Now playing on your phone: “Newby Tough but Fair”?

Exit polls apparently won’t be able to tell us if the banjo-strumming “Newby – Tough but Fair” ad attracted or alienated voters in the contest between Justice Paul Newby and Court of Appeals Judge Same Ervin IV, but if election results are the test, the ad worked.

Just ask Louisiana-based Innovative Advertising, the self-proclaimed preeminent Gulf South advertising firm which produced the ad and did the media buys for the NC Judicial Coalition and is now touting the ad on its website as “a jingle so funny and catchy that it has become a popular new ringtone in North Carolina.”

The company has plenty of reasons for its swagger, given its payday  from the ad.

The Judicial Coalition, formed to support Newby’s re-election, kept pumping money into ad buys until the very end of the campaign, thanks to  noteworthy  last-minute contributions from the likes of SAS chairman Jim Goodnight, $25,000, and U.S. Sen. Richard Burr’s PAC, Next Century Fund, $10,000. The state Republican Party also threw in $50,000 in the final days and the NC Chamber, another $25,000 to lift its total to $188,700.
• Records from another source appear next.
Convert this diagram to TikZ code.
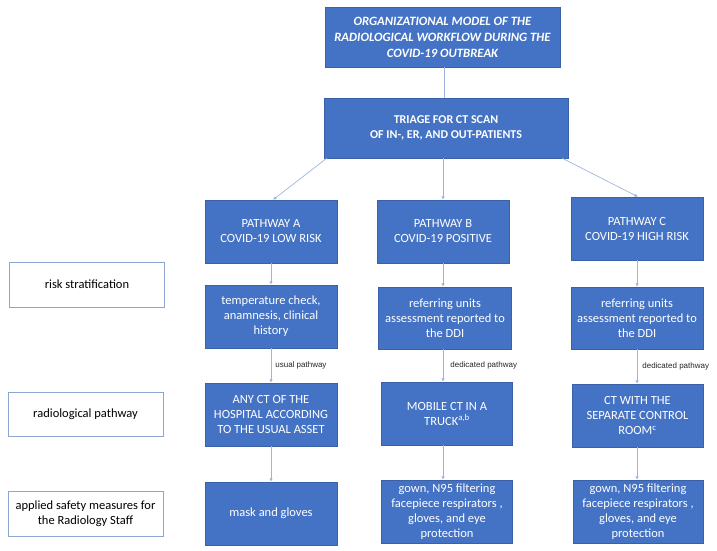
\documentclass[tikz,border=0pt]{standalone}
\usepackage{fontspec}
\setmainfont{Carlito}
\newfontfamily\lblfont{Liberation Sans}
\usetikzlibrary{arrows.meta}
\definecolor{boxblue}{HTML}{4472C4}
\definecolor{linkblue}{HTML}{9DB4DE}
\definecolor{sideline}{HTML}{8EA5D0}
\tikzset{
  bluebox/.style={draw=boxblue!85!black, line width=0.4pt, fill=boxblue, text=white, align=center, inner sep=2pt,
    font=\fontsize{12.5}{15}\selectfont},
  sidebox/.style={draw=sideline, line width=0.8pt, fill=white, text=black, align=center, inner sep=2pt,
    minimum width=155, font=\fontsize{12.5}{15}\selectfont},
  link/.style={draw=linkblue, line width=0.7pt, -{Latex[length=3.5pt,width=3.5pt]}},
  linklabel/.style={font=\lblfont\fontsize{8}{9.5}\selectfont, text=black!85, anchor=west, inner sep=0pt}
}
\begin{document}
\begin{tikzpicture}[x=1pt,y=-1pt]
\useasboundingbox (0,0) rectangle (717,551);
% top
\node[bluebox, minimum width=235, minimum height=60, font=\bfseries\itshape\fontsize{12.7}{16}\selectfont] (top) at (442.5,37)
  {ORGANIZATIONAL MODEL OF THE\\RADIOLOGICAL WORKFLOW DURING THE\\COVID-19 OUTBREAK};
\node[bluebox, minimum width=244, minimum height=60, font=\bfseries\fontsize{12}{14.5}\selectfont] (tri) at (446,128)
  {TRIAGE FOR CT SCAN\\OF IN-, ER, AND OUT-PATIENTS};
% pathways
\node[bluebox, minimum width=132, minimum height=63] (pa) at (271,231.5) {PATHWAY A\\COVID-19 LOW RISK};
\node[bluebox, minimum width=132, minimum height=63] (pb) at (443,231.5) {PATHWAY B\\COVID-19 POSITIVE};
\node[bluebox, minimum width=132, minimum height=63] (pc) at (637,228.5) {PATHWAY C\\COVID-19 HIGH RISK};
% risk row
\node[bluebox, minimum width=132, minimum height=63] (ra) at (271,316.5) {temperature check,\\anamnesis, clinical\\history};
\node[bluebox, minimum width=133, minimum height=62] (rb) at (445,318) {referring units\\assessment reported to\\the DDI};
\node[bluebox, minimum width=132, minimum height=62] (rc) at (637,318) {referring units\\assessment reported to\\the DDI};
% CT row
\node[bluebox, minimum width=132, minimum height=63] (ca) at (271,414.5) {ANY CT OF THE\\HOSPITAL ACCORDING\\TO THE USUAL ASSET};
\node[bluebox, minimum width=131, minimum height=63] (cb) at (447,413.5) {MOBILE CT IN A\\TRUCK\textsuperscript{a,b}};
\node[bluebox, minimum width=131, minimum height=63] (cc) at (637.5,415.5) {CT WITH THE\\SEPARATE CONTROL\\ROOM\textsuperscript{c}};
% safety row
\node[bluebox, minimum width=132, minimum height=63] (sa) at (271,513.5) {mask and gloves};
\node[bluebox, minimum width=131, minimum height=63, font=\fontsize{12.5}{14.8}\selectfont] (sb) at (447,511.5) {gown, N95 filtering\\facepiece respirators ,\\gloves, and eye\\protection};
\node[bluebox, minimum width=130, minimum height=63, font=\fontsize{12.5}{14.8}\selectfont] (sc) at (638,511.5) {gown, N95 filtering\\facepiece respirators ,\\gloves, and eye\\protection};
% side labels
\node[sidebox, minimum height=45] (l1) at (87,284.5) {risk stratification};
\node[sidebox, minimum height=44] (l2) at (85.5,414) {radiological pathway};
\node[sidebox, minimum height=45] (l3) at (85.5,513.5) {applied safety measures for\\the Radiology Staff};
% connectors
\draw[draw=linkblue, line width=0.7pt] (top.south -| tri.north) ++(-2,0) coordinate (tt) -- (tt |- tri.north);
\draw[link] ([xshift=3]tri.south west) -- ([xshift=2]pa.north);
\draw[link] (tri.south -| pb.north) -- (pb.north);
\draw[link] ([xshift=-6]tri.south east) -- ([xshift=1]pc.north);
% A column
\draw[link] (pa.south) -- (pa.south |- ra.north);
\draw[link] (ra.south) -- (ra.south |- ca.north) node[midway, linklabel, xshift=4] {usual pathway};
\draw[link] (ca.south) -- (ca.south |- sa.north);
% B column
\draw[link] (pb.south) -- (pb.south |- rb.north);
\draw[link] (pb.south |- rb.south) -- (pb.south |- cb.north) node[midway, linklabel, xshift=7] {dedicated pathway};
\draw[link] (pb.south |- cb.south) -- (pb.south |- sb.north);
% C column
\draw[link] (pc.south) -- (pc.south |- rc.north);
\draw[link] (rc.south) -- (rc.south |- cc.north) node[midway, linklabel, xshift=5] {dedicated pathway};
\draw[link] (rc.south |- cc.south) -- (rc.south |- sc.north);
\end{tikzpicture}
\end{document}
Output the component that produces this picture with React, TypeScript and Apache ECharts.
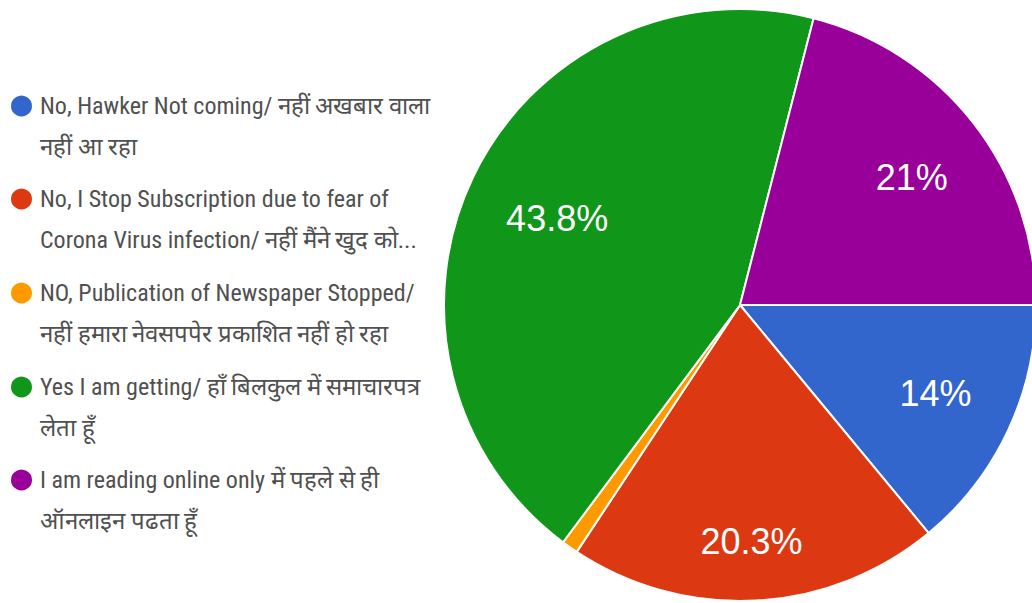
import React, { useEffect, useRef } from "react";
import * as echarts from "echarts";

const categories = [
  "No, Hawker Not coming/ नहीं अखबार वाला नहीं आ रहा",
  "No, I Stop Subscription due to fear of Corona Virus infection/ नहीं मैंने खुद को...",
  "NO, Publication of Newspaper Stopped/ नहीं हमारा नेवसपपेर प्रकाशित नहीं हो रहा",
  "Yes I am getting/ हाँ बिलकुल में समाचारपत्र लेता हूँ",
  "I am reading online only में पहले से ही ऑनलाइन पढता हूँ",
];
const legendLines = [
  ["No, Hawker Not coming/ नहीं अखबार वाला", "नहीं आ रहा"],
  ["No, I Stop Subscription due to fear of", "Corona Virus infection/ नहीं मैंने खुद को..."],
  ["NO, Publication of Newspaper Stopped/", "नहीं हमारा नेवसपपेर प्रकाशित नहीं हो रहा"],
  ["Yes I am getting/ हाँ बिलकुल में समाचारपत्र", "लेता हूँ"],
  ["I am reading online only में पहले से ही", "ऑनलाइन पढता हूँ"],
];
const values = [14, 20.3, 0.9, 43.8, 21];
const colors = ["#3366CC", "#DC3912", "#FF9900", "#109618", "#990099"];
const showLabel = [true, true, false, true, true];
// label nudges [dx, dy] in px
const labelNudge = [
  [0, -3],
  [0, 21],
  [0, 0],
  [12, 7],
  [1, 5],
];
const legendIconCenters = [106, 199, 293, 387, 480];

const LINE_H = 41;
const LEGEND_FONT = "'Liberation Sans Narrow', 'Arial Narrow', 'Roboto Condensed', 'Liberation Sans', sans-serif";

export default function App() {
  const ref = useRef<HTMLDivElement>(null);
  useEffect(() => {
    if (!ref.current) return;
    const chart = echarts.init(ref.current, undefined, { renderer: "svg" });
    const center = [740, 305];
    const R = 296;

    const legends = categories.map((name, i) => ({
      show: true,
      data: [name],
      left: 9,
      top: legendIconCenters[i] - (3 * LINE_H) / 2,
      padding: 0,
      icon: "circle",
      itemWidth: 27,
      itemHeight: 23,
      selectedMode: false,
      formatter: () => " \n" + legendLines[i].join("\n"),
      textStyle: {
        fontFamily: LEGEND_FONT,
        fontSize: 24,
        color: "#505050",
        lineHeight: LINE_H,
      },
    }));

    const pieData = categories.map((name, i) => ({
      name,
      value: values[i],
      itemStyle: { color: colors[i] },
    }));

    const labelData = categories.map((name, i) => {
      const [dx, dy] = labelNudge[i];
      const text = `${values[i]}%`;
      return {
        name,
        value: values[i],
        label: {
          show: showLabel[i],
          formatter: dy > 0 ? " \n" + text : dy < 0 ? text + "\n " : text,
          lineHeight: dy !== 0 ? 2 * Math.abs(dy) : 36,
          padding: [0, dx < 0 ? -2 * dx : 0, 0, dx > 0 ? 2 * dx : 0],
        },
      };
    });

    chart.setOption({
      animation: false,
      backgroundColor: "#ffffff",
      color: colors,
      legend: legends,
      series: [
        {
          type: "pie",
          center,
          radius: [0, R],
          startAngle: 0,
          clockwise: true,
          label: { show: false },
          labelLine: { show: false },
          silent: true,
          itemStyle: { borderColor: "#ffffff", borderWidth: 2 },
          data: pieData,
        },
        {
          type: "pie",
          center,
          radius: [130, R],
          startAngle: 0,
          clockwise: true,
          silent: true,
          legendHoverLink: false,
          itemStyle: { color: "rgba(0,0,0,0)", borderWidth: 0 },
          labelLine: { show: false },
          label: {
            show: true,
            position: "inside",
            color: "#ffffff",
            fontFamily: "'Liberation Sans', Arial, sans-serif",
            fontSize: 36,
          },
          emphasis: { disabled: true },
          data: labelData,
        },
      ],
    });
    return () => chart.dispose();
  }, []);
  return (
    <div
      ref={ref}
      style={{ position: "fixed", left: 0, top: 0, width: 1032, height: 603 }}
    />
  );
}
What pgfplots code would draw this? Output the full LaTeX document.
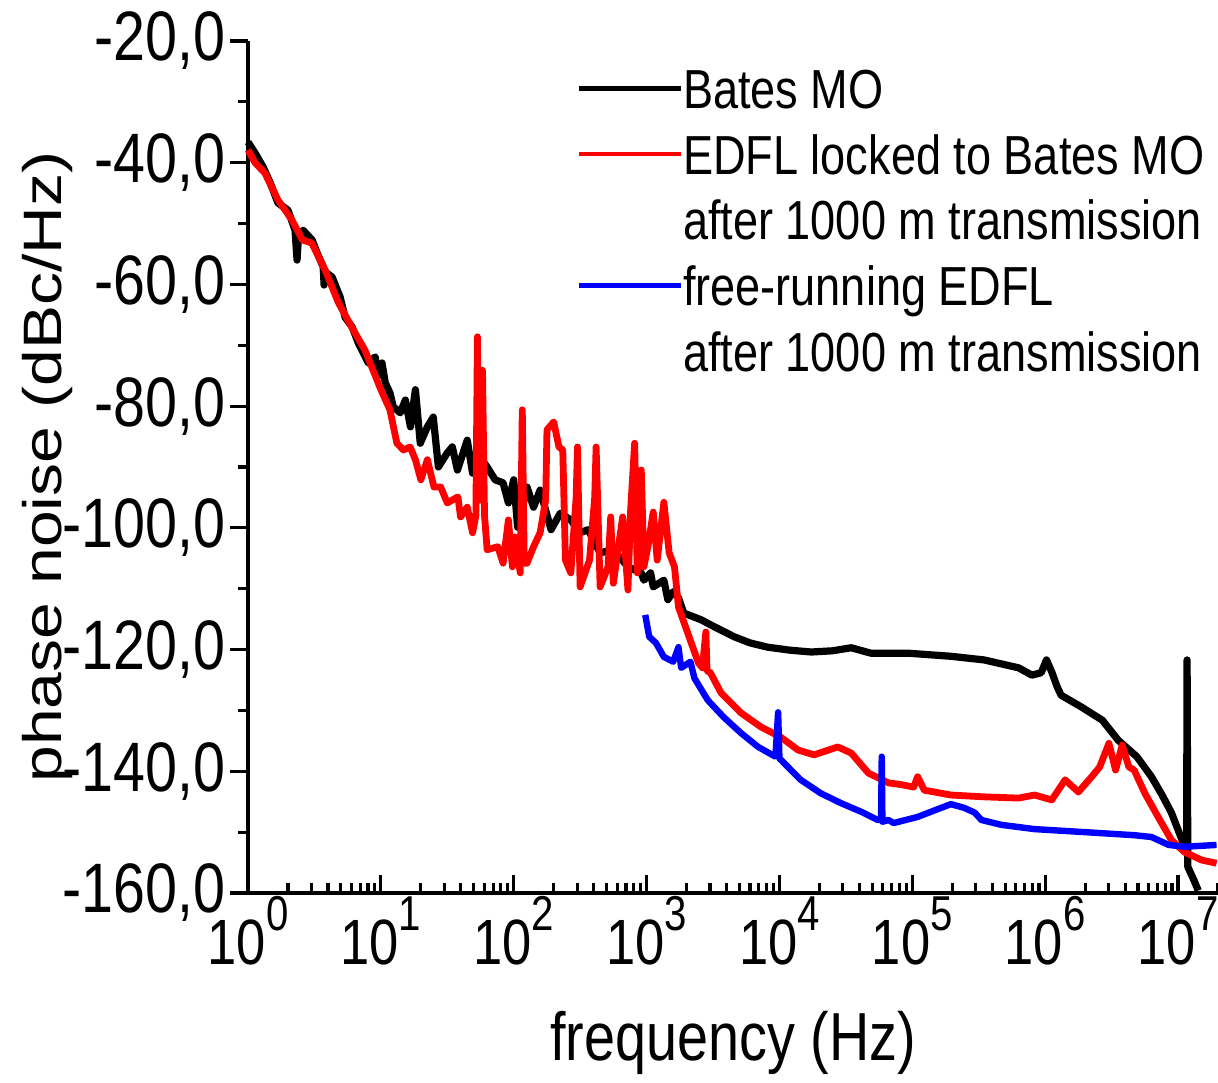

And the pass-through PAC, Justice for All NC, continued funneling hundreds of thousands of dollars  into the Judicial Coalition’s coffers – up to $1.5 million at last count —  thanks to ongoing contributions it received from the Republican State Leadership Committee, which totaled $1,165,000.  Also making late contributions to Justice for All:  Lorillard Tobacco $25,000;  hotel management company, Summit Hospitality Group, $5000; Clinton, NC-based poultry and turkey producer Prestage Farms, $5000; and the trade group NC Health Care Facilities Association, $4000.

Technology, hospitality, tobacco, health care, insurance, education — is there any industry that did not put some dollars toward the re-election of Justice Newby?

2 Comments

  1. Frances Jenkins

    November 7, 2012 at 5:10 pm

    You forgot to mention Sam/jim/james changed his name in the process.

  2. david esmay

    November 8, 2012 at 3:44 pm

    Frances you are a twit, his name is Samuel James Ervin. How many sons or grandsons who share a name with their fathers and grandfathers use their middle name or a nick name to distinguish themselves from them? A lot.